What I remember about the 1991 Redskins as a fifteen and sixteen year old, is how dominant they were. They didn’t win games, but they simply beat teams on both sides of the ball. Probably the most physical defense that they’ve ever had. Which is saying something, because they were always big and strong on defense under Joe Gibbs in the 1980s. But if you watch the 1991 Redskins, you see them simply hammering the opposition on defense game after game. The Lions, Falcons and Eagles games come to mind very quickly.
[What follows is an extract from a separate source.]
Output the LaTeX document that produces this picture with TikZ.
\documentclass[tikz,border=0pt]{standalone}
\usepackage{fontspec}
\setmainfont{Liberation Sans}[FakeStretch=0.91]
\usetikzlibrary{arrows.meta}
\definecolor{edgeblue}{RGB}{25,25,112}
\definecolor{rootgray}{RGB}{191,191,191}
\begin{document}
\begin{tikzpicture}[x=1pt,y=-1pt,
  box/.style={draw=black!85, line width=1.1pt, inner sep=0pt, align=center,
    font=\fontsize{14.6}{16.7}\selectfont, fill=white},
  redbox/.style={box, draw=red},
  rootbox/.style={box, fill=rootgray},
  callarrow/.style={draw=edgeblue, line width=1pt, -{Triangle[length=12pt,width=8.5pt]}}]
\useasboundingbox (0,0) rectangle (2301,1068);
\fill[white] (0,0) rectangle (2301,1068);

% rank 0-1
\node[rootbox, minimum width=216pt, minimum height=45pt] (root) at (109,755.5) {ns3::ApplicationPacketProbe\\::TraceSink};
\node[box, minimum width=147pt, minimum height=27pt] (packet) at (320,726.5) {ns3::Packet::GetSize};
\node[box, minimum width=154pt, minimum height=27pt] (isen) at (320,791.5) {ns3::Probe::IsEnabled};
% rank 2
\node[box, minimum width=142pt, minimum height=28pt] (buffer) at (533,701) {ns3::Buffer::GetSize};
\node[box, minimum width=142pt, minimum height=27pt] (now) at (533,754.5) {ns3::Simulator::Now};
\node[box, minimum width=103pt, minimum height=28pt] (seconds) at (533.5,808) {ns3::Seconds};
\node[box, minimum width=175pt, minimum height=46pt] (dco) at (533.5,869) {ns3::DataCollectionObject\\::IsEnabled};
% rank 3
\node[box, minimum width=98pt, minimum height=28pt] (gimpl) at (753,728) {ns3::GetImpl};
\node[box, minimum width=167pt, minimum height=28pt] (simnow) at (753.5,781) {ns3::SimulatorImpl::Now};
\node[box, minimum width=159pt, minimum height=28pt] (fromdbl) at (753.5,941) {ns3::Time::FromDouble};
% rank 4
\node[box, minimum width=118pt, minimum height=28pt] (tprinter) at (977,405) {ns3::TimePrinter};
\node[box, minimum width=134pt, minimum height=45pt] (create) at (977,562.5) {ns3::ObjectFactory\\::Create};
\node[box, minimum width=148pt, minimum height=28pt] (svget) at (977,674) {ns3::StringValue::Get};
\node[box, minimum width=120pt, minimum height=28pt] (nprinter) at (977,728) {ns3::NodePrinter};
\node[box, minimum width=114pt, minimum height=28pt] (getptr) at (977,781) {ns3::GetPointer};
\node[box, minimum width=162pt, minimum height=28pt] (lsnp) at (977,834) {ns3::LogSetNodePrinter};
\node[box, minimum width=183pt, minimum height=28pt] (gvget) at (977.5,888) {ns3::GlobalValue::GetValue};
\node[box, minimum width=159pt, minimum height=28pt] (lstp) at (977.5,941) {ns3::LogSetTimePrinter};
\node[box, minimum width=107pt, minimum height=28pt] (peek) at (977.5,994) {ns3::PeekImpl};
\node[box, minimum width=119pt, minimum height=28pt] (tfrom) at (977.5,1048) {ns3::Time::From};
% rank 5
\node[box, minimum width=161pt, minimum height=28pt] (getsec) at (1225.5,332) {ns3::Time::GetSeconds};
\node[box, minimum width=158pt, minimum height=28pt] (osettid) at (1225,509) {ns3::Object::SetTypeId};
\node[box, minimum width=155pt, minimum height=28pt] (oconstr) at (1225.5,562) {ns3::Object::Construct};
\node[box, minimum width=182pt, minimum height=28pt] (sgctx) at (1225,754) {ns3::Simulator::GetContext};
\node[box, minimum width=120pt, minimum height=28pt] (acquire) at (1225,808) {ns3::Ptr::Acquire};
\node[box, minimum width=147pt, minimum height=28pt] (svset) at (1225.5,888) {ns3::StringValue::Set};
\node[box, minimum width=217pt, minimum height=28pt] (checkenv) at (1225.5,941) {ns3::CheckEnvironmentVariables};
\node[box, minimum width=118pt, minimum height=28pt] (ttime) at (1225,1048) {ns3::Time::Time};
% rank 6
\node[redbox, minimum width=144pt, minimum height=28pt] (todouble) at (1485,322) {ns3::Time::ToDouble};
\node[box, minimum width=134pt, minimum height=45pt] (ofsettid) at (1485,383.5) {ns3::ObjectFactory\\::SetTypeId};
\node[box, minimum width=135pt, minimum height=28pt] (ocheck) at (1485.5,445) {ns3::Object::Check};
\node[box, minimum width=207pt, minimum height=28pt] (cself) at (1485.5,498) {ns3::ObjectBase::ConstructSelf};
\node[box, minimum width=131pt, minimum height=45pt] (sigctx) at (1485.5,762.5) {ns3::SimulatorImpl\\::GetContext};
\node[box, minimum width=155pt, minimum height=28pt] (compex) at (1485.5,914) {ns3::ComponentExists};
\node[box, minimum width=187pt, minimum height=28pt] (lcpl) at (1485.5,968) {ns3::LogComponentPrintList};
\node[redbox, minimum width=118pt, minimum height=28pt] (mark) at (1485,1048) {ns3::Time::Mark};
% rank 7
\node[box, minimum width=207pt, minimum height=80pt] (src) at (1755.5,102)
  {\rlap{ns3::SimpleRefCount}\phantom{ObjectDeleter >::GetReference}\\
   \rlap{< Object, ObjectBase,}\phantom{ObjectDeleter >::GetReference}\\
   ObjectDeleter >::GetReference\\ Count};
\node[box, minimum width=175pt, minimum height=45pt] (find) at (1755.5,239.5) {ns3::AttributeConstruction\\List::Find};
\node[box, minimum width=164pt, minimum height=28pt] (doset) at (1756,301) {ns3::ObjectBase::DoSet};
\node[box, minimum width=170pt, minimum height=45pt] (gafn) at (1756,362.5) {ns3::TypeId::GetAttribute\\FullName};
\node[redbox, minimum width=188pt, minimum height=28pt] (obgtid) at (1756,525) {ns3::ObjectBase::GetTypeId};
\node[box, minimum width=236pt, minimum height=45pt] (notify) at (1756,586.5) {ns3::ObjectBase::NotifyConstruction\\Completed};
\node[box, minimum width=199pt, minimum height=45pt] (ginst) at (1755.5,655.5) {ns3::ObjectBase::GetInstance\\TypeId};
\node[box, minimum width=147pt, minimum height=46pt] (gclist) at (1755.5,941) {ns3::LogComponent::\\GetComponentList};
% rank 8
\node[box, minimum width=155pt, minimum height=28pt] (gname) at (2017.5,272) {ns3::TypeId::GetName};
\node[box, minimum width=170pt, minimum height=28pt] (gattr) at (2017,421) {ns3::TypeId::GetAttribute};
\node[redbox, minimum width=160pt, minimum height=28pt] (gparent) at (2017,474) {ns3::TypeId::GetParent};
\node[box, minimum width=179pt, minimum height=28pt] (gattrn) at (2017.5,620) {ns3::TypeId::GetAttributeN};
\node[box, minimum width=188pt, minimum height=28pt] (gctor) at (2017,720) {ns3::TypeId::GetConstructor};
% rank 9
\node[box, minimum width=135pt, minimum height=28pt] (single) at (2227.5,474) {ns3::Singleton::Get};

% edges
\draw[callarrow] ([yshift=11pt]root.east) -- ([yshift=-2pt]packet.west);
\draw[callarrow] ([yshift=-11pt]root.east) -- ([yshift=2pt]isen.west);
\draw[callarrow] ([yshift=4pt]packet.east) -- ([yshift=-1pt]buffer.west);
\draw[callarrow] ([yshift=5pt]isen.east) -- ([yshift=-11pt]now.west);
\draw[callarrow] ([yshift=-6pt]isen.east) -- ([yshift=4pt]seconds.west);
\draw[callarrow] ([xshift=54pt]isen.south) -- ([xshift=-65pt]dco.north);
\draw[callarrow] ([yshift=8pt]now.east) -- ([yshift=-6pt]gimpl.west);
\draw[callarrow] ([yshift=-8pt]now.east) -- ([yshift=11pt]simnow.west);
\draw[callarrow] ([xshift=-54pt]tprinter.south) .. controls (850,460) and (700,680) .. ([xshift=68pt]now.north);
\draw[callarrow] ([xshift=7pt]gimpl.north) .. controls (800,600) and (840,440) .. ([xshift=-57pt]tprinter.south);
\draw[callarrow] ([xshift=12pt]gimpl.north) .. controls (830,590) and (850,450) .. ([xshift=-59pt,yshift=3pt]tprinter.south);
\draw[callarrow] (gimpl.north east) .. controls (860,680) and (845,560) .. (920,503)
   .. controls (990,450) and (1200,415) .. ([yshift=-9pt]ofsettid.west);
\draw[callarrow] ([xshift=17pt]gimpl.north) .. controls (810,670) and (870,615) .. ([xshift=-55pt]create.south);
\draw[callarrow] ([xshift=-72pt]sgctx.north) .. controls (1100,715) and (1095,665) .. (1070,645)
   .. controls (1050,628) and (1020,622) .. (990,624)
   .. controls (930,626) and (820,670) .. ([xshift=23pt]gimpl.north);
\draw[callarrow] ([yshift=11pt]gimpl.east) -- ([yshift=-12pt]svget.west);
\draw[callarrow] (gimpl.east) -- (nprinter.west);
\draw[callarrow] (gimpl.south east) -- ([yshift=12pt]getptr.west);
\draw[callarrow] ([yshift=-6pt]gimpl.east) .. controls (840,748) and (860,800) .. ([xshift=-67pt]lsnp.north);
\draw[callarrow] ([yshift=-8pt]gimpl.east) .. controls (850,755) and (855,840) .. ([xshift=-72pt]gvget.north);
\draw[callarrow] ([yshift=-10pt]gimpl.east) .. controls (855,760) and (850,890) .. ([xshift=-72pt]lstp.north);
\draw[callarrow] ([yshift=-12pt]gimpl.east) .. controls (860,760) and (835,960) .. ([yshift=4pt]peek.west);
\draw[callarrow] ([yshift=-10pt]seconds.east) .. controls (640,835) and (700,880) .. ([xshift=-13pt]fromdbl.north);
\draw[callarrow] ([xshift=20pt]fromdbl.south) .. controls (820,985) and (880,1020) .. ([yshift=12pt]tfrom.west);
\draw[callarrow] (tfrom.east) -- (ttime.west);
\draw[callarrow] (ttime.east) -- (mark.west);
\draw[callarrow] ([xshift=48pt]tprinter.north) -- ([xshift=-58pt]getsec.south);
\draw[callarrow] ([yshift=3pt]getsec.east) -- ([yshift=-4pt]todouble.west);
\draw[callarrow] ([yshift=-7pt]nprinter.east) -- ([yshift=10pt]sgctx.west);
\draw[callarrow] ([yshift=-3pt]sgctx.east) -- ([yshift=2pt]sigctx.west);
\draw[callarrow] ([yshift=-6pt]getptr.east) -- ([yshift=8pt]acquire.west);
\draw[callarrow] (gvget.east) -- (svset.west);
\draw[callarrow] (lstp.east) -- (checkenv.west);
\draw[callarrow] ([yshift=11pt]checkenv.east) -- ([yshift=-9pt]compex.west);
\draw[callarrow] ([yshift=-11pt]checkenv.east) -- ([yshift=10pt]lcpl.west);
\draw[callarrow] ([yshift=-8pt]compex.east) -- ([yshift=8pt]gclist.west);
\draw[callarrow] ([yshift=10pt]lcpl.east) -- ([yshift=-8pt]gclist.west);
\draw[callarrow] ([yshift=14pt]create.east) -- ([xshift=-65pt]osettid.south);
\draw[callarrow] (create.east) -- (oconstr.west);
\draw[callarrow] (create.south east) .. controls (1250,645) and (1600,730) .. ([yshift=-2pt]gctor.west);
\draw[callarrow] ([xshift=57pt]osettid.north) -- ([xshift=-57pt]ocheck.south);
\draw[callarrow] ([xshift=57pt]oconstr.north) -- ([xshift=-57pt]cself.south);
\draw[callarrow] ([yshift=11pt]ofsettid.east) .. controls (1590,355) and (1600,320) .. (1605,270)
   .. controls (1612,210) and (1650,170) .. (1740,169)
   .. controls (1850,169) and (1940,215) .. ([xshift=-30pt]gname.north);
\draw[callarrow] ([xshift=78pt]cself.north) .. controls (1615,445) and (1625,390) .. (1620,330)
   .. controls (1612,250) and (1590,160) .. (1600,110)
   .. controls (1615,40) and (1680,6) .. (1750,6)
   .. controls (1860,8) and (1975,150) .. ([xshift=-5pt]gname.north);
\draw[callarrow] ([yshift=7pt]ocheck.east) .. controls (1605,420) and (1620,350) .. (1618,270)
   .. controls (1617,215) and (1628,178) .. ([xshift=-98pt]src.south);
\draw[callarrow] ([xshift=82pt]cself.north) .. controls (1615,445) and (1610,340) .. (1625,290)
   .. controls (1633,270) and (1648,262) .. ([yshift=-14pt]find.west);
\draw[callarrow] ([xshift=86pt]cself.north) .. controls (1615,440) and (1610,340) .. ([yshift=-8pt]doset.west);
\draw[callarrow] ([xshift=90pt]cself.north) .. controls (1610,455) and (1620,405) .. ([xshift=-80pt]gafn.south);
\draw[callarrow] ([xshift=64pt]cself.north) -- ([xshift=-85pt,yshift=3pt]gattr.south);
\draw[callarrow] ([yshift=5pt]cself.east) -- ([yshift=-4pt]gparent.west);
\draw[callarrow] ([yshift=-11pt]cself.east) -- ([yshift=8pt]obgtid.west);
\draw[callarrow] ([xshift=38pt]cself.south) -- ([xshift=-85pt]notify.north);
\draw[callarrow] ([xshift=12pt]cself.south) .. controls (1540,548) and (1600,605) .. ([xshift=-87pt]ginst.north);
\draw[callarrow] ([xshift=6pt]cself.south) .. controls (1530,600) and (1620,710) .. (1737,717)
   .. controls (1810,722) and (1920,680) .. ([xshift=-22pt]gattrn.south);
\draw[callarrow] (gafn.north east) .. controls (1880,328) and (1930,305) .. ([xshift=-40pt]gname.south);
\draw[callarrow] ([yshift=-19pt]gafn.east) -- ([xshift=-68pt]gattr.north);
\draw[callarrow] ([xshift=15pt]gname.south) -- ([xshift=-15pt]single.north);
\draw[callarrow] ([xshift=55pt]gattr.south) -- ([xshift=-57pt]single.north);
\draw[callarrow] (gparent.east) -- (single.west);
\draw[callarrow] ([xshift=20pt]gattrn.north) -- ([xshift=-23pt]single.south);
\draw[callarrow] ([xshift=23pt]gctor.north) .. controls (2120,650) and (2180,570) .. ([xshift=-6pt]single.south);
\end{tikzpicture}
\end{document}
What I remember about the 91 Redskins is all of those blowouts that they won. They scored 485 points and only gave up 224, which meant they more than double points that they gave up. You do that by winning a lot of blowouts. They had probably the best running game in the league that year with the best offensive line. And then add quarterback Mark Rypien who was pretty good and accurate when he had a running game and pass protection and throw in The Posse as his receivers. Art Monk, Gary Clark and Ricky Sanders, someone was always open for Ryp to throw the ball to.

Not saying that the 91 Redskins are the best Redskins team ever, but they were the most dominant and perhaps the most complete. Really no weakness’ on either side of the ball. But they played a fairly weak schedule, including the Falcons twice, the Lions twice. And then the AFC Central where the only winning team in that division was the Houston Oilers. I rather have Joe Theisman as my QB and John Riggins running the ball, with Dave Butz and Darryl Grant in the middle of my defense. With Dexter Manley as one defensive end to go with Charles Mann. But the 91 Redskins are about as dominant a Super Bowl champion that has ever played.